> _Code that draws figures_:
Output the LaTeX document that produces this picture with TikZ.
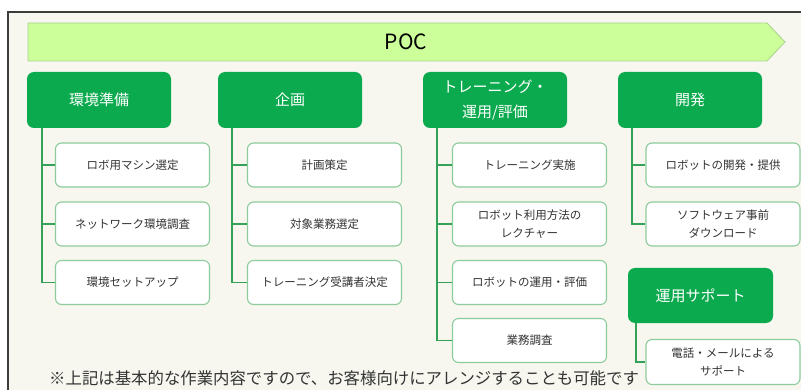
\documentclass[tikz,border=0pt]{standalone}
\usepackage{fontspec}
\setmainfont{Noto Sans CJK JP}
\usetikzlibrary{positioning}

\definecolor{headgreen}{RGB}{12,170,78}
\definecolor{barfill}{RGB}{204,255,153}
\definecolor{barline}{RGB}{170,208,142}
\definecolor{boxline}{RGB}{140,203,155}
\definecolor{linegreen}{RGB}{52,160,88}
\definecolor{cream}{RGB}{247,247,240}
\definecolor{frameline}{RGB}{60,60,60}
\definecolor{textgray}{RGB}{51,51,51}

\tikzset{
  header/.style={fill=headgreen, rounded corners=7pt, minimum width=144pt, minimum height=56pt,
    text=white, align=center, font=\fontsize{15}{25}\selectfont, inner sep=0pt},
  task/.style={draw=boxline, line width=1.1pt, fill=white, rounded corners=6pt,
    minimum width=154pt, minimum height=44pt, text=textgray, align=center,
    font=\fontsize{11.5}{18}\selectfont, inner sep=0pt},
  conn/.style={draw=linegreen, line width=1.4pt}
}

\begin{document}
\begin{tikzpicture}[x=1pt,y=-1pt]
    \useasboundingbox (0,0) rectangle (801,390);
    \fill[white] (0,0) rectangle (801,390);
    \fill[cream] (8,12) rectangle (801,390);
    \draw[frameline, line width=2pt] (8,390) -- (8,12) -- (801,12);

    % POC bar
    \draw[fill=barfill, draw=barline, line width=0.8pt]
        (28,23) -- (767,23) -- (785,42) -- (767,61) -- (28,61) -- cycle;
    \node[font=\fontsize{21}{21}\selectfont, text=black] (poc) at (406,42) {POC};

    % headers
    \node[header] (kankyo) at (99,100) {環境準備};
    \node[header] (kikaku) at (290,100) {企画};
    \node[header] (training) at (495,100) {トレーニング・\\運用/評価};
    \node[header] (kaihatsu) at (690,100) {開発};
    \node[header, minimum width=145pt, minimum height=55pt] (support) at (700.5,295.5) {運用サポート};

    % tasks
    \node[task] (k1) at (132.5,165) {ロボ用マシン選定};
    \node[task] (k2) at (132.5,224) {ネットワーク環境調査};
    \node[task] (k3) at (132.5,282.5) {環境セットアップ};

    \node[task] (p1) at (324.5,165) {計画策定};
    \node[task] (p2) at (324.5,224) {対象業務選定};
    \node[task] (p3) at (324.5,282.5) {トレーニング受講者決定};

    \node[task] (t1) at (529.5,165) {トレーニング実施};
    \node[task] (t2) at (529.5,224) {ロボット利用方法の\\レクチャー};
    \node[task] (t3) at (529.5,282.5) {ロボットの運用・評価};
    \node[task] (t4) at (529.5,340.5) {業務調査};

    \node[task] (d1) at (723,165) {ロボットの開発・提供};
    \node[task] (d2) at (723,224) {ソフトウェア事前\\ダウンロード};

    \node[task, minimum height=45pt] (s1) at (723,362) {電話・メールによる\\サポート};

    % connectors
    \coordinate (kt) at (42,128);
    \draw[conn] (kt) |- (k3.west);
    \draw[conn] (kt |- k1.west) -- (k1.west);
    \draw[conn] (kt |- k2.west) -- (k2.west);

    \coordinate (pt) at (232,128);
    \draw[conn] (pt) |- (p3.west);
    \draw[conn] (pt |- p1.west) -- (p1.west);
    \draw[conn] (pt |- p2.west) -- (p2.west);

    \coordinate (tt) at (437,128);
    \draw[conn] (tt) |- (t4.west);
    \draw[conn] (tt |- t1.west) -- (t1.west);
    \draw[conn] (tt |- t2.west) -- (t2.west);
    \draw[conn] (tt |- t3.west) -- (t3.west);

    \coordinate (dt) at (632,128);
    \draw[conn] (dt) |- (d2.west);
    \draw[conn] (dt |- d1.west) -- (d1.west);

    \coordinate (st) at (636,323);
    \draw[conn] (st) |- (s1.west);

    % note
    \node[anchor=west, text=textgray, font=\fontsize{16.4}{17}\selectfont, inner sep=0pt] (note) at (49,378)
        {※上記は基本的な作業内容ですので、お客様向けにアレンジすることも可能です};
\end{tikzpicture}
\end{document}
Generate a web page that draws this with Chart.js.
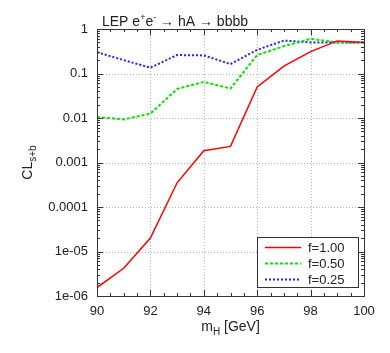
<!DOCTYPE html>
<html>
<head>
<meta charset="utf-8">
<script src="https://cdn.jsdelivr.net/npm/chart.js@4/dist/chart.umd.min.js"></script>
<style>
  html, body { margin: 0; padding: 0; background: #fff; }
  #wrap { width: 390px; height: 353px; position: relative; }
</style>
</head>
<body>
<div id="wrap"><canvas id="clsChart"></canvas></div>
<script>
// m_H points (GeV)
const massPoints = [90, 91, 92, 93, 94, 95, 96, 97, 98, 99, 100]
// CL_s+b for each hA fraction
const clF100 = [1.55e-6, 4.2e-6, 2.0e-5, 3.5e-4, 1.84e-3, 2.3e-3, 0.050, 0.147, 0.31, 0.54, 0.50]
const clF050 = [0.0105, 0.0093, 0.0125, 0.045, 0.065, 0.046, 0.26, 0.41, 0.60, 0.50, 0.50]
const clF025 = [0.30, 0.20, 0.135, 0.26, 0.255, 0.163, 0.34, 0.55, 0.50, 0.50, 0.50]
const seriesLabels = ['f=1.00', 'f=0.50', 'f=0.25']
const yTickValues = [1e-6, 1e-5, 1e-4, 1e-3, 1e-2, 0.1, 1]
const yTickLabels = ['1e-06', '1e-05', '0.0001', '0.001', '0.01', '0.1', '1']
const xTickValues = [90, 92, 94, 96, 98, 100]

const FONT = '"Liberation Sans", Arial, sans-serif'
const TXT = '#222'

function toPoints(vals) {
  return massPoints.map((m, i) => ({ x: m, y: vals[i] }))
}

// dotted grid under the lines
const gridPlugin = {
  id: 'dotgrid',
  beforeDatasetsDraw(chart) {
    const { ctx, chartArea: a, scales } = chart
    ctx.save()
    ctx.strokeStyle = '#b4b4b4'
    ctx.lineWidth = 1
    ctx.setLineDash([1, 2])
    ctx.beginPath()
    xTickValues.slice(1, -1).forEach(v => {
      const px = Math.round(scales.x.getPixelForValue(v)) + 0.5
      ctx.moveTo(px, a.top); ctx.lineTo(px, a.bottom)
    })
    yTickValues.slice(1, -1).forEach(v => {
      const py = Math.round(scales.y.getPixelForValue(v)) + 0.5
      ctx.moveTo(a.left, py); ctx.lineTo(a.right, py)
    })
    ctx.stroke()
    ctx.restore()
  }
}

// frame, mirrored ticks, minor ticks, titles, inset legend
const decorPlugin = {
  id: 'decor',
  afterDraw(chart) {
    const { ctx, chartArea: a, scales } = chart
    const xs = scales.x, ys = scales.y
    ctx.save()
    ctx.strokeStyle = '#333'
    ctx.lineWidth = 1
    // ticks
    ctx.beginPath()
    for (let v = 90; v <= 100.001; v += 0.5) {
      const px = Math.round(xs.getPixelForValue(v)) + 0.5
      const len = Math.abs(v % 2) < 1e-6 ? 6 : 3
      ctx.moveTo(px, a.bottom); ctx.lineTo(px, a.bottom - len)
      ctx.moveTo(px, a.top); ctx.lineTo(px, a.top + len)
    }
    for (let e = -6; e <= 0; e++) {
      for (let m = 1; m <= 9; m++) {
        const v = m * Math.pow(10, e)
        if (v > 1.0001) break
        const py = Math.round(ys.getPixelForValue(v)) + 0.5
        const len = m === 1 ? 6 : 3
        ctx.moveTo(a.left, py); ctx.lineTo(a.left + len, py)
        ctx.moveTo(a.right, py); ctx.lineTo(a.right - len, py)
      }
    }
    ctx.stroke()
    // frame
    ctx.strokeRect(Math.round(a.left) + 0.5, Math.round(a.top) + 0.5,
      Math.round(a.right - a.left), Math.round(a.bottom - a.top))

    // title
    ctx.fillStyle = TXT
    ctx.textBaseline = 'alphabetic'
    ctx.textAlign = 'left'
    let x = 102
    const by = 26
    const seg = (t, size, dy) => {
      ctx.font = size + 'px ' + FONT
      ctx.fillText(t, x, by + dy)
      x += ctx.measureText(t).width
    }
    seg('LEP e', 14, 0); seg('+', 9, -6); seg('e', 14, 0); seg('-', 9, -6)
    seg(' \u2192 hA \u2192 bbbb', 14, 0)

    // x axis title
    ctx.font = '14px ' + FONT
    const m = 'm', sub = 'H', rest = ' [GeV]'
    const wm = ctx.measureText(m).width
    const wr = ctx.measureText(rest).width
    ctx.font = '10px ' + FONT
    const ws = ctx.measureText(sub).width
    let tx = (a.left + a.right) / 2 - (wm + ws + wr) / 2
    ctx.font = '14px ' + FONT
    ctx.fillText(m, tx, 331); tx += wm
    ctx.font = '10px ' + FONT
    ctx.fillText(sub, tx, 335); tx += ws
    ctx.font = '14px ' + FONT
    ctx.fillText(rest, tx, 331)

    // y axis title (rotated)
    ctx.save()
    ctx.translate(32, (a.top + a.bottom) / 2)
    ctx.rotate(-Math.PI / 2)
    ctx.font = '14px ' + FONT
    const wc = ctx.measureText('CL').width
    ctx.font = '10px ' + FONT
    const wsb = ctx.measureText('s+b').width
    let ry = -(wc + wsb) / 2
    ctx.font = '14px ' + FONT
    ctx.fillText('CL', ry, 0); ry += wc
    ctx.font = '10px ' + FONT
    ctx.fillText('s+b', ry, 4)
    ctx.restore()

    // legend box
    const lx = 257, ly = 237, lw = 101, lh = 50
    ctx.fillStyle = '#fff'
    ctx.fillRect(lx, ly, lw, lh)
    ctx.strokeStyle = '#333'
    ctx.strokeRect(lx + 0.5, ly + 0.5, lw, lh)
    chart.data.datasets.forEach((ds, i) => {
      const yy = ly + 10 + i * 16 + 0.5
      ctx.strokeStyle = ds.borderColor
      ctx.lineWidth = ds.borderWidth
      ctx.setLineDash(ds.borderDash || [])
      ctx.beginPath(); ctx.moveTo(lx + 8, yy); ctx.lineTo(lx + 44, yy); ctx.stroke()
      ctx.setLineDash([])
      ctx.fillStyle = TXT
      ctx.font = '13px ' + FONT
      ctx.textBaseline = 'middle'
      ctx.fillText(ds.label, lx + 51, yy + 1)
    })
    ctx.restore()
  }
}

new Chart(document.getElementById('clsChart'), {
  type: 'line',
  data: {
    datasets: [
      { label: seriesLabels[0], data: toPoints(clF100), borderColor: '#ff0000', borderWidth: 1.5 },
      { label: seriesLabels[1], data: toPoints(clF050), borderColor: '#00e600', borderWidth: 2, borderDash: [3, 2] },
      { label: seriesLabels[2], data: toPoints(clF025), borderColor: '#2020ff', borderWidth: 2, borderDash: [2, 2] },
    ],
  },
  options: {
    animation: false,
    responsive: true,
    maintainAspectRatio: false,
    elements: { point: { radius: 0 }, line: { tension: 0 } },
    layout: { padding: { top: 29, right: 26, left: 0, bottom: 0 } },
    scales: {
      x: {
        type: 'linear', min: 90, max: 100,
        afterBuildTicks: s => { s.ticks = xTickValues.map(v => ({ value: v })) },
        afterFit: s => { s.height = 57 },
        grid: { display: false, drawTicks: false },
        border: { display: false },
        ticks: { padding: 8, color: TXT, font: { family: FONT, size: 13 }, maxRotation: 0 },
      },
      y: {
        type: 'logarithmic', min: 1e-6, max: 1,
        afterBuildTicks: s => { s.ticks = yTickValues.map(v => ({ value: v })) },
        afterFit: s => { s.width = 97 },
        grid: { display: false, drawTicks: false },
        border: { display: false },
        ticks: {
          padding: 9, color: TXT, font: { family: FONT, size: 13 },
          callback: v => { const i = yTickValues.indexOf(v); return i >= 0 ? yTickLabels[i] : '' },
        },
      },
    },
    plugins: { legend: { display: false }, tooltip: { enabled: false } },
  },
  plugins: [gridPlugin, decorPlugin],
})
</script>
</body>
</html>
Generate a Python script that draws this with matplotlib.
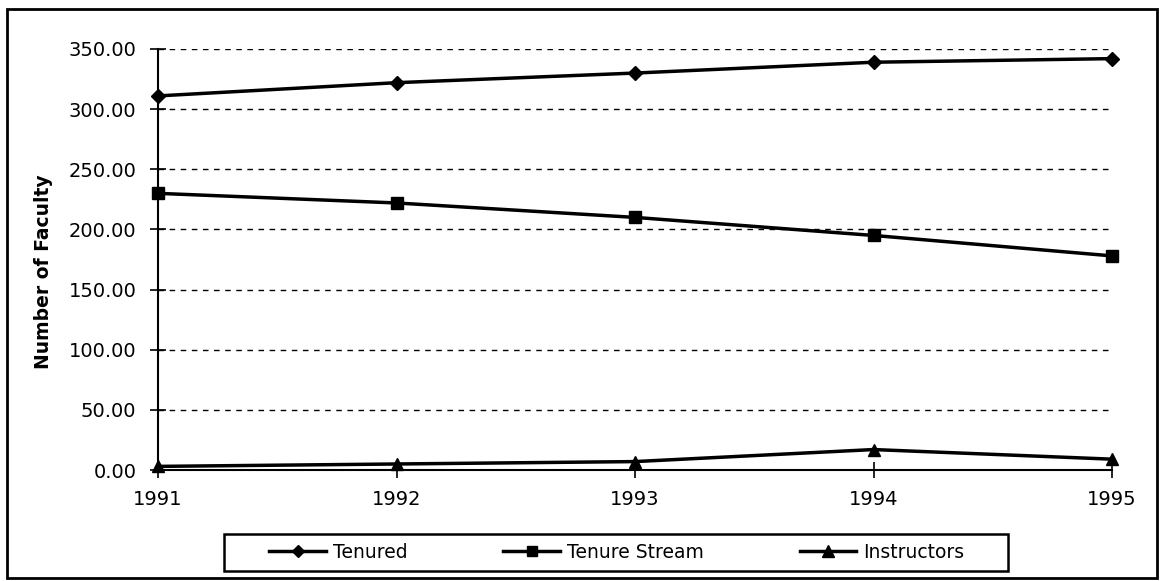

> _EXERCISE INSTRUCTIONS_: Return the lines of the records that include the string "script".

> _OUTPUT FOR THIS EXERCISE_:
<script src="https://cdn.jsdelivr.net/npm/chart.js@4/dist/chart.umd.min.js"></script>
<script>
</script>
Generate a Python script that draws this with matplotlib.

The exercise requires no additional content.